For full-year 2026, management maintained its focus on:
- Margin expansion toward the low 50% range, subject to commodity cost outcomes.
- Ongoing capital returns through the share repurchase program, with $236 million remaining authorized.
Management highlighted several factors that will shape the year:
- Timing and impact of commodity cost normalization on gross margin trajectory.

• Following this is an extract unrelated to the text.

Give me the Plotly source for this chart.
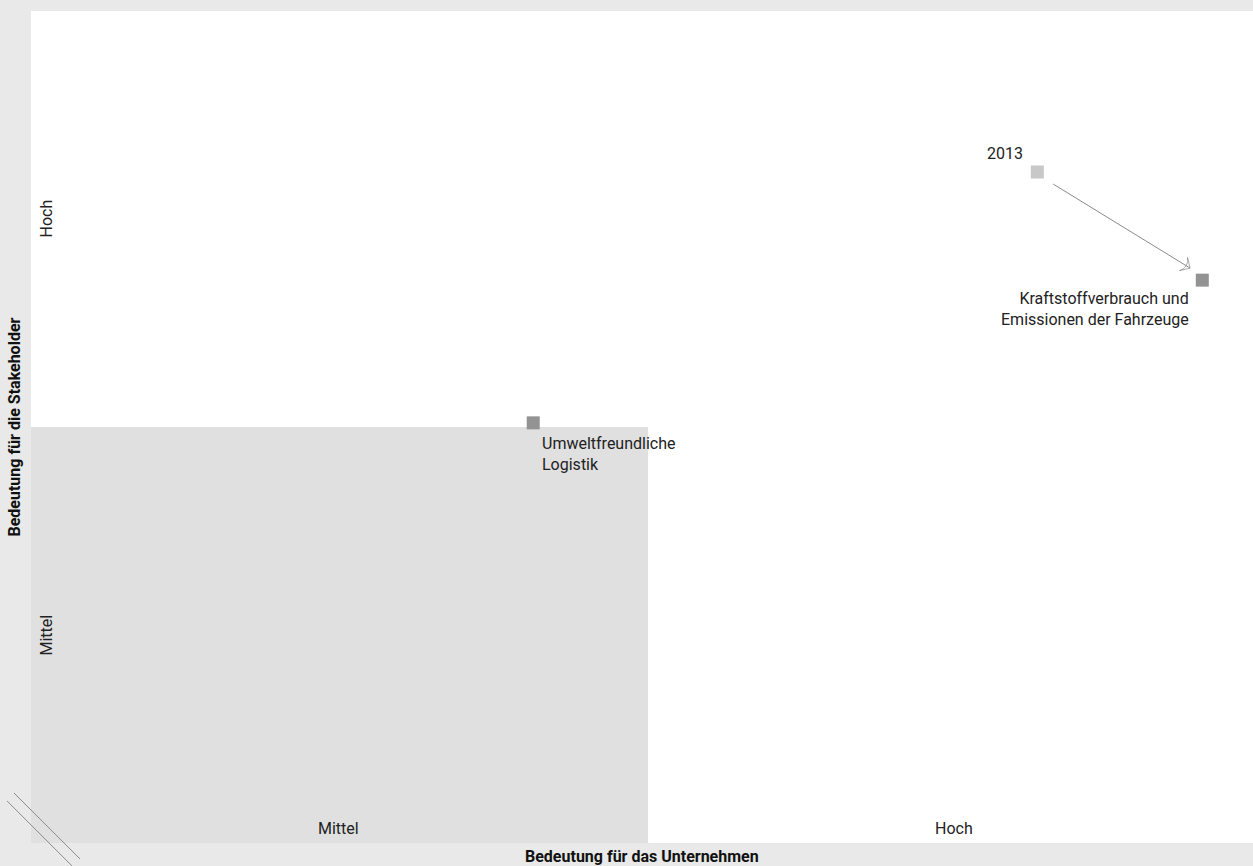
import plotly.graph_objects as go

# Data
topics = ["Umweltfreundliche<br>Logistik", "Kraftstoffverbrauch und<br>Emissionen der Fahrzeuge"]
x_company = [0.822, 1.917]
y_stake = [1.010, 1.353]
prev_label = "2013"
x_prev = [1.647]
y_prev = [1.613]
arrow_x = [1.673, 1.897]
arrow_y = [1.584, 1.382]
x_ticks = [0.503, 1.51]
x_ticklabels = ["Mittel", "Hoch"]
y_ticks = [0.5, 1.5]
y_ticklabels = ["Mittel", "Hoch"]
x_title = "Bedeutung für das Unternehmen"
y_title = "Bedeutung für die Stakeholder"

FONT = "Roboto, Liberation Sans, sans-serif"
BG = "#e8e9e8"
fig = go.Figure()

# grey quadrant
fig.add_shape(type="rect", x0=0, x1=1.01, y0=0, y1=1, xref="x", yref="y",
              fillcolor="#dfe0df", line_width=0, layer="below")

# arrow
fig.add_trace(go.Scatter(x=arrow_x, y=arrow_y, mode="lines+markers",
                         line=dict(color="#8a8a8a", width=1),
                         marker=dict(symbol=["circle", "arrow-wide-open"], size=[0, 11],
                                     angleref="previous", color="#8a8a8a",
                                     line=dict(color="#8a8a8a", width=1)),
                         hoverinfo="skip", showlegend=False))

fig.add_trace(go.Scatter(x=x_prev, y=y_prev, mode="markers",
                         marker=dict(symbol="square", size=13, color="#c8c8c8"),
                         showlegend=False))
fig.add_trace(go.Scatter(x=x_company, y=y_stake, mode="markers",
                         marker=dict(symbol="square", size=13, color="#939393"),
                         showlegend=False))

# labels
fig.add_annotation(x=x_company[0], y=y_stake[0], text=topics[0], showarrow=False,
                   xanchor="left", yanchor="top", align="left", xshift=7, yshift=-9,
                   font=dict(family=FONT, size=16, color="#222"))
fig.add_annotation(x=x_company[1], y=y_stake[1], text=topics[1], showarrow=False,
                   xanchor="right", yanchor="top", align="right", xshift=-11, yshift=-7,
                   font=dict(family=FONT, size=16, color="#222"))
fig.add_annotation(x=x_prev[0], y=y_prev[0], text=prev_label, showarrow=False,
                   xanchor="right", yanchor="bottom", xshift=-12, yshift=7,
                   font=dict(family=FONT, size=16, color="#222"))

for xv, lab in zip(x_ticks, x_ticklabels):
    fig.add_annotation(x=xv, y=0, text=lab, showarrow=False, yanchor="bottom", yshift=3,
                       font=dict(family=FONT, size=16, color="#222"))
for yv, lab in zip(y_ticks, y_ticklabels):
    fig.add_annotation(x=0, y=yv, text=lab, showarrow=False, xanchor="left", xshift=3,
                       textangle=-90, font=dict(family=FONT, size=16, color="#222"))

# axis titles
fig.add_annotation(x=0.5, y=0, xref="paper", yref="paper", text="<b>" + x_title + "</b>",
                   showarrow=False, yanchor="top", yshift=-2,
                   font=dict(family=FONT, size=16, color="#111"))
fig.add_annotation(x=0, y=0.5, xref="paper", yref="paper", text="<b>" + y_title + "</b>",
                   showarrow=False, xanchor="right", xshift=-6, textangle=-90,
                   font=dict(family=FONT, size=16, color="#111"))

# decorative double lines
fig.add_shape(type="line", xref="paper", yref="paper", x0=-0.0139, y0=0.0601, x1=0.0401, y1=-0.0192,
              line=dict(color="#8c8c8c", width=1))
fig.add_shape(type="line", xref="paper", yref="paper", x0=-0.0196, y0=0.0505, x1=0.0336, y1=-0.0276,
              line=dict(color="#8c8c8c", width=1))

fig.update_layout(
    width=1253, height=866,
    margin=dict(l=31, r=0, t=11, b=23),
    paper_bgcolor=BG, plot_bgcolor="#ffffff",
    xaxis=dict(range=[0, 2], showgrid=False, zeroline=False, showticklabels=False, ticks=""),
    yaxis=dict(range=[0, 2], showgrid=False, zeroline=False, showticklabels=False, ticks=""),
    showlegend=False,
)
fig.write_html("out.html", config={"displayModeBar": False},
               post_script="document.body.style.margin='0';document.body.style.overflow='hidden';"
                           "document.body.style.background='" + BG + "';")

- Velocity realization from shelf resets and innovation launches in the crucial summer season.
Takeaways
Celsius Holdings is now a true multi-brand energy portfolio, with Alani New’s breakout growth and disciplined execution offsetting moderation in Celsius headline numbers. Margin expansion is a multi-quarter journey, with cost levers and integration benefits supporting profitability despite input headwinds. Retail resets, innovation cadence, and international pilots will define the next phase, but competitive intensity and cost volatility remain central watchpoints.

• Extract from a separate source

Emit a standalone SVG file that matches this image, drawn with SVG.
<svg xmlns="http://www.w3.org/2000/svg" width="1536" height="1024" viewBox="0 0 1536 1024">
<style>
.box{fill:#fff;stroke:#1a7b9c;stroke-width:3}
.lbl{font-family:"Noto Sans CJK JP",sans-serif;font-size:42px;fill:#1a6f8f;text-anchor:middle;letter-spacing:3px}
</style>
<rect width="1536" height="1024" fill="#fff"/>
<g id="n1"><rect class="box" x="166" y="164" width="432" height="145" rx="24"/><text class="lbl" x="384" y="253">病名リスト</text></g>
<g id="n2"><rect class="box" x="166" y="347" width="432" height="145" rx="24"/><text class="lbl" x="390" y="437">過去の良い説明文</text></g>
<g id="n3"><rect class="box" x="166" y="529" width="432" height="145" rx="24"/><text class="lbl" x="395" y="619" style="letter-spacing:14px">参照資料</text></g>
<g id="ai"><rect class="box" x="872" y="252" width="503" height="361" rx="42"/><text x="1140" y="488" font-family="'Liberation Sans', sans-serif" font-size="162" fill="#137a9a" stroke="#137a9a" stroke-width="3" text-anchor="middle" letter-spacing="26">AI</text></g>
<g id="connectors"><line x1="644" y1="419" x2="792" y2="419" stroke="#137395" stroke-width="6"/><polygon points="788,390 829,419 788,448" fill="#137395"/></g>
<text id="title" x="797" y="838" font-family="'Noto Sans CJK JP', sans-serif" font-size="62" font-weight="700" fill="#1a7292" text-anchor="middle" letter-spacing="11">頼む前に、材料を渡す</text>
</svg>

- Alani New’s performance is now a critical portfolio driver, and the company’s ability to sustain its velocity and incremental reach will shape 2026’s upside.

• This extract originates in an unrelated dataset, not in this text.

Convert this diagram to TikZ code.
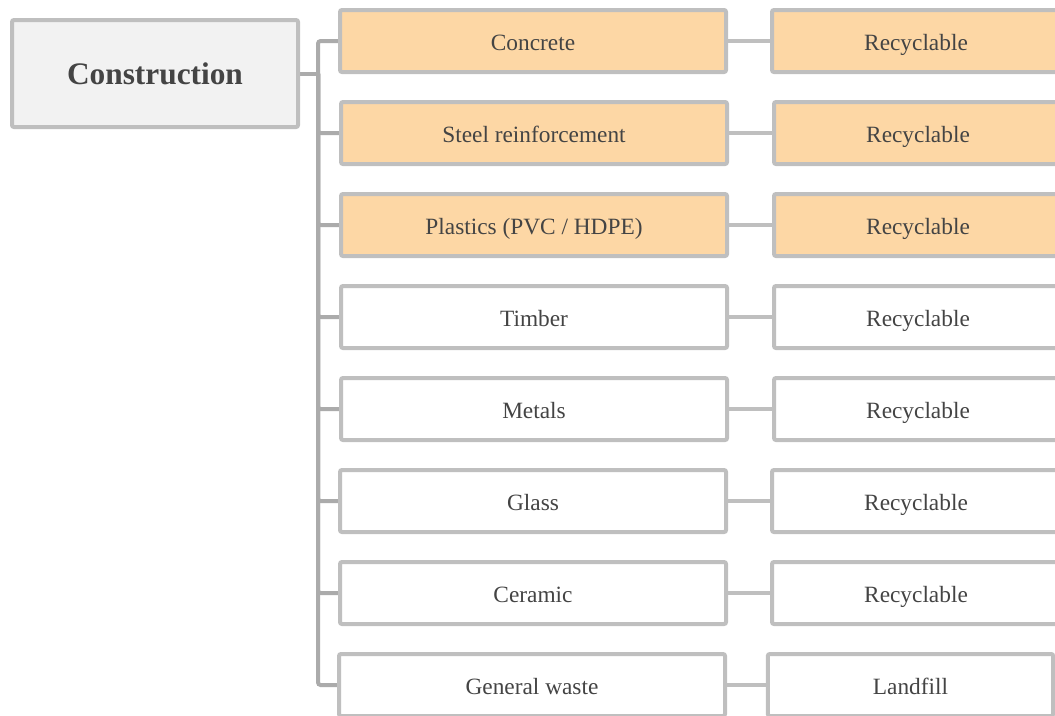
\documentclass[tikz,border=0pt]{standalone}
\usepackage{fontspec}
\setmainfont{Liberation Serif}
\usetikzlibrary{positioning,backgrounds}
\definecolor{BoxLine}{HTML}{BFBFBF}
\definecolor{TrunkLine}{HTML}{ABABAB}
\definecolor{RootFill}{HTML}{F2F2F2}
\definecolor{HotFill}{HTML}{FDD7A5}
\definecolor{InkText}{HTML}{444444}
\tikzset{
  rootbox/.style={rectangle, draw=BoxLine, line width=3pt, fill=RootFill, rounded corners=1.5pt,
             minimum width=214.5pt, minimum height=80.25pt, inner sep=0pt,
             text=InkText, font=\fontsize{23.5}{28}\selectfont\bfseries},
  matbox/.style={rectangle, draw=BoxLine, line width=3pt, fill=white, rounded corners=1.5pt,
             minimum width=289.5pt, minimum height=46.5pt, inner sep=0pt,
             text height=14pt, text depth=0.5pt,
             text=InkText, font=\fontsize{17.5}{21}\selectfont},
  resbox/.style={matbox, minimum width=216pt},
  hot/.style={fill=HotFill},
  trunkedge/.style={line width=3pt, draw=TrunkLine, rounded corners=2pt},
  linkedge/.style={line width=3.5pt, draw=BoxLine},
}

\begin{document}
\begin{tikzpicture}[x=0.75pt, y=-0.75pt]
\useasboundingbox (0,0) rectangle (1055,715);
\clip (0,0) rectangle (1055,715);
\node[rootbox] (root) at (155,73.5) {Construction};
% materials
\node[matbox, hot] (m1) at (533,41) {Concrete};
\node[matbox, hot] (m2) at (534,133) {Steel reinforcement};
\node[matbox, hot] (m3) at (534,225) {Plastics (PVC / HDPE)};
\node[matbox] (m4) at (534,317) {Timber};
\node[matbox] (m5) at (534,409) {Metals};
\node[matbox] (m6) at (533,501) {Glass};
\node[matbox] (m7) at (533,593) {Ceramic};
\node[matbox] (m8) at (532,685) {General waste};
% outcomes
\node[resbox, hot] (r1) at (916,41) {Recyclable};
\node[resbox, hot] (r2) at (918,133) {Recyclable};
\node[resbox, hot] (r3) at (918,225) {Recyclable};
\node[resbox] (r4) at (918,317) {Recyclable};
\node[resbox] (r5) at (918,409) {Recyclable};
\node[resbox] (r6) at (916,501) {Recyclable};
\node[resbox] (r7) at (916,593) {Recyclable};
\node[resbox, minimum width=214pt] (r8) at (910.5,685) {Landfill};
\coordinate (tr) at (318,73.5);
\begin{scope}[on background layer]
\draw[trunkedge] (root.east) -- (tr);
\draw[trunkedge] (tr) |- (m1.west);
\draw[trunkedge] (tr) |- (m2.west);
\draw[trunkedge] (tr) |- (m3.west);
\draw[trunkedge] (tr) |- (m4.west);
\draw[trunkedge] (tr) |- (m5.west);
\draw[trunkedge] (tr) |- (m6.west);
\draw[trunkedge] (tr) |- (m7.west);
\draw[trunkedge] (tr) |- (m8.west);
\draw[linkedge] (m1) -- (r1);
\draw[linkedge] (m2) -- (r2);
\draw[linkedge] (m3) -- (r3);
\draw[linkedge] (m4) -- (r4);
\draw[linkedge] (m5) -- (r5);
\draw[linkedge] (m6) -- (r6);
\draw[linkedge] (m7) -- (r7);
\draw[linkedge] (m8) -- (r8);
\end{scope}
\end{tikzpicture}
\end{document}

- Margin and cost management are on track, but commodity prices and supply chain discipline require ongoing vigilance.
- Investors should monitor: Post-reset shelf velocities, brand overlap dynamics, and the impact of summer innovation and marketing activations on market share and profitability.
Conclusion
Celsius Holdings enters its peak selling season with a strengthened, diversified portfolio, clear execution on integration and cost, and a robust innovation pipeline. The next two quarters will test the durability of share gains and the company’s ability to navigate input cost pressures and brand overlap as it scales.
Industry Read-Through
The U.S. energy drink category remains one of the most resilient and fastest-growing beverage segments, with retailers expanding shelf space and embracing differentiated brands. Celsius Holdings’ results highlight the importance of portfolio breadth, distribution partnerships, and innovation cadence—all critical for share capture in a crowded market. Competitors should note the shift toward LTO-driven trial, the value of DSD distribution, and the growing role of experiential marketing in driving engagement. Commodity cost volatility and the need for disciplined SKU management are sector-wide considerations as input inflation and consumer preferences evolve.